Nah, suatu hari teman saya mengalami masalah dengan kartunya, sehingga saat naik bis dia harus membayar dengan uang tunai. Pembayaran dengan uang tunai masih tetap bisa dilakukan. Hanya saja kami tidak menyadari bahwa membayar dengan uang pas akan lebih baik lagi. Ongkos bis di Korea adalah 1300 won. Karena teman saya tidak punya uang pas, dia membayar menggunakan uang 5000 won. Saat itu kami sudah agak sedikit ragu apakah bisa membayar menggunakan uang 5000 won.
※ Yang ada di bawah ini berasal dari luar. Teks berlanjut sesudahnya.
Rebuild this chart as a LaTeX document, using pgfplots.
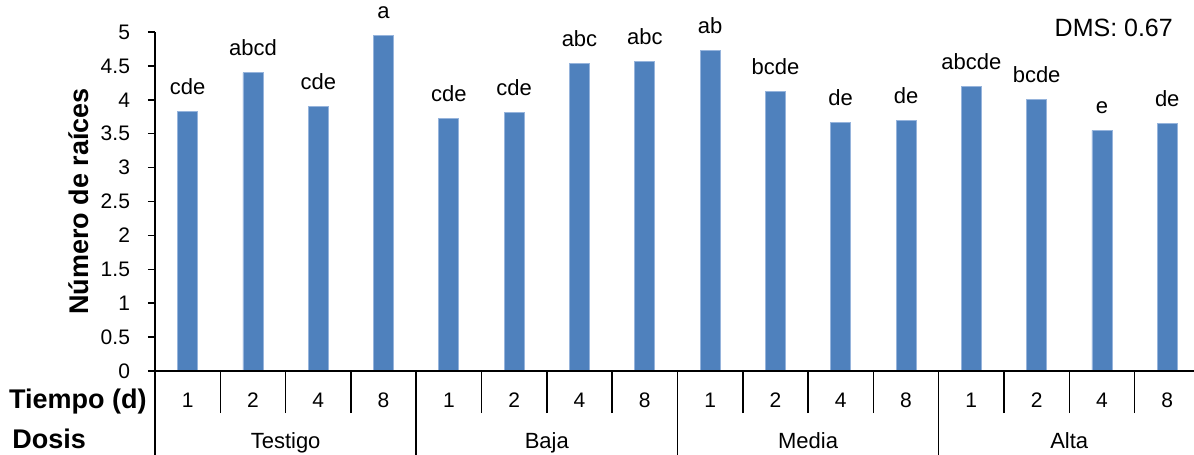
\documentclass[border=0pt]{standalone}
\usepackage{fontspec}
\setmainfont{Liberation Sans}
\usepackage{pgfplots}
\usepackage{pgfplotstable}
\pgfplotsset{compat=1.18}
\definecolor{barblue}{HTML}{4F81BD}
\definecolor{baredge}{RGB}{150,180,220}
\pgfplotstableread{
x y lab
0 3.83 cde
1 4.40 abcd
2 3.90 cde
3 4.95 a
4 3.72 cde
5 3.81 cde
6 4.53 abc
7 4.57 abc
8 4.73 ab
9 4.12 bcde
10 3.67 de
11 3.70 de
12 4.20 abcde
13 4.00 bcde
14 3.55 e
15 3.65 de
}\datatable
\begin{document}
\begin{tikzpicture}
\pgfplotsset{common/.style={scale only axis, width=519.5pt, height=169.5pt,
  xmin=-0.5, xmax=15.41, ymin=0, ymax=5,
  axis line style={line width=0.75pt, black},
  tick style={line width=0.75pt, black},
  tick align=outside}}
\begin{axis}[common, name=ax,
  axis x line*=bottom, axis y line*=left,
  ybar, bar width=10pt, clip=false,
  ytick={0,0.5,1,1.5,2,2.5,3,3.5,4,4.5,5},
  major tick length=3.5pt,
  /pgf/number format/assume math mode=true,
  yticklabel style={font=\fontsize{10.5}{12}\selectfont, xshift=-5.5pt},
  xtick=\empty,
  ylabel={Número de raíces},
  ylabel style={at={(axis description cs:-0.0731,0.5)}, anchor=center, font=\bfseries\fontsize{13.5}{15}\selectfont},
  nodes near coords,
  point meta=explicit symbolic,
  every node near coord/.append style={anchor=base, yshift=8.5pt, font=\fontsize{11}{12}\selectfont, black},
]
\addplot[fill=barblue, draw=baredge, line width=0.4pt] table[x=x, y=y, meta=lab] {\datatable};
\node[inner sep=0pt, anchor=base east, font=\bfseries\fontsize{13.5}{15}\selectfont] at ([xshift=-4pt, yshift=-18.5pt]rel axis cs:0,0) {Tiempo (d)};
\node[inner sep=0pt, anchor=base west, font=\bfseries\fontsize{13.5}{15}\selectfont] at ([xshift=-71.5pt, yshift=-38.5pt]rel axis cs:0,0) {Dosis};
\node[anchor=base, font=\fontsize{11}{12}\selectfont] at ([yshift=-38.5pt]axis cs:1.5,0) {Testigo};
\node[anchor=base, font=\fontsize{11}{12}\selectfont] at ([yshift=-38.5pt]axis cs:5.5,0) {Baja};
\node[anchor=base, font=\fontsize{11}{12}\selectfont] at ([yshift=-38.5pt]axis cs:9.5,0) {Media};
\node[anchor=base, font=\fontsize{11}{12}\selectfont] at ([yshift=-38.5pt]axis cs:13.5,0) {Alta};
\node[inner sep=0pt, anchor=base east, font=\fontsize{12.5}{14}\selectfont] at ([yshift=-2.4pt]rel axis cs:0.98,1) {DMS: 0.67};
\end{axis}
\begin{axis}[common, hide y axis, axis x line*=bottom,
  xtick={-0.5,3.5,7.5,11.5}, xticklabels={},
  major tick length=43pt]
\end{axis}
\begin{axis}[common, hide y axis, axis x line*=bottom,
  xtick={0,...,15},
  xticklabels={1,2,4,8,1,2,4,8,1,2,4,8,1,2,4,8},
  major tick length=0pt,
  minor xtick={0.5,1.5,2.5,4.5,5.5,6.5,8.5,9.5,10.5,12.5,13.5,14.5},
  minor tick length=21pt,
  xticklabel style={font=\fontsize{10.5}{12}\selectfont, anchor=base, yshift=-18.3pt}]
\end{axis}
\pgfresetboundingbox
\path[use as bounding box] ([shift={(-77.5pt,-42pt)}]ax.south west) rectangle ++(597pt,227.5pt);
\end{tikzpicture}
\end{document}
Hanya saja kami berpikir pasti si sopir bis punya kembaliannya. Tetapi ternyata semua tidak sesuai yang diharapkan. Setelah kami naik bis, sopir bis tidak segera memberikan uang kembalian kepada teman saya. Kami sempat kebingungan dan berpikir dia tidak melihat bahwa teman saya membayar dengan uang 5000 won. Setelah bertanya beliau menjelaskan saat ini dia tidak memiliki cukup uang untuk mengembalikan uang tersebut, dan dia meminta lain kali jangan membayar pakai uang sebesar itu. Dia bilang kami harus menunggu sampai ada beberapa penumpang yang membayar dengan uang tunai sehingga cukup untuk mengembalikan uang teman saya.

Akhirnya kami jadi memperhatikan setiap penumpang yang naik. Dan benar, tidak banyak orang yang membayar dengan uang tunai. Mereka semua sudah menggunakan mybi card. Kami khawatir sampai tiba di tempat tujuan kami, uangnya belum cukup untuk mengembalikan.  Dan berhubung tujuan kami termasuk pemberhentian akhir, terkumpul juga uang kembalian teman saya, meskipun sebagian besar dalam bentuk uang receh. Pengalaman ini membuat saya berimajinasi bahwa mungkin suatu saat nanti sudah tidak akan ada lagi uang dalam bentuk fisik, atau bahkan mungkin orang sudah tidak akan pernah lagi memegang yang namanya uang, semuanya hanya berupa uang virtual.